How to use OSA
What does OSA provide?
OSA offers readily re-usable material on several abstraction layers. On the top level, OSA provides an overall landscape, actors (soon coming) as well as a terminology and taxonomy. On the next level OSA provides security patterns and finally OSA provides a threat modeling and a (NIST based) controls catalog.
Relevance of the OSA landscape
The OSA landscape is just one possible way of slicing and dicing through the different topics of security. The OSA landscape intentionally combines different abstraction levels because we believe that architecture is a synonym for a certain type of design and that this type of design can be applied on different levels.
Selecting a pattern
You will probably be in the position where you found the OSA page when you were looking for a solution to an acute architectural problem that your company faces. Possibly you decided to rely on the pattern just as a check-list, maybe you then found that the visualization supports your needs for documentation as well.

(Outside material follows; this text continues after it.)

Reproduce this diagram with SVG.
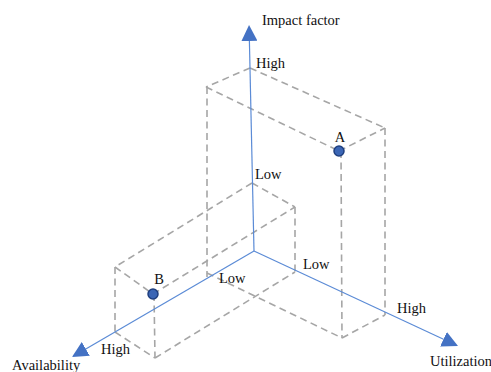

The next step of adaption could be that in another situation you find another pattern that fits. Now you already benefit from the consistent set of actors (a.k.a roles) that underlies the patterns.
Selecting the controls
Naturally the amount of controls that you want to implement in your environment depends on your risk-appetite, your budget (which again relates to your risk-appetite) and your security policies (that layout a baseline, and hence again relate to your risk-appetite).
Mapping the controls catalog
At a later stage you find it convenient that the OSA controls catalog is already mapped to ISO and COBIT. The mapping to those standards comes handy when you have to respond to an internal audit or a controls review project.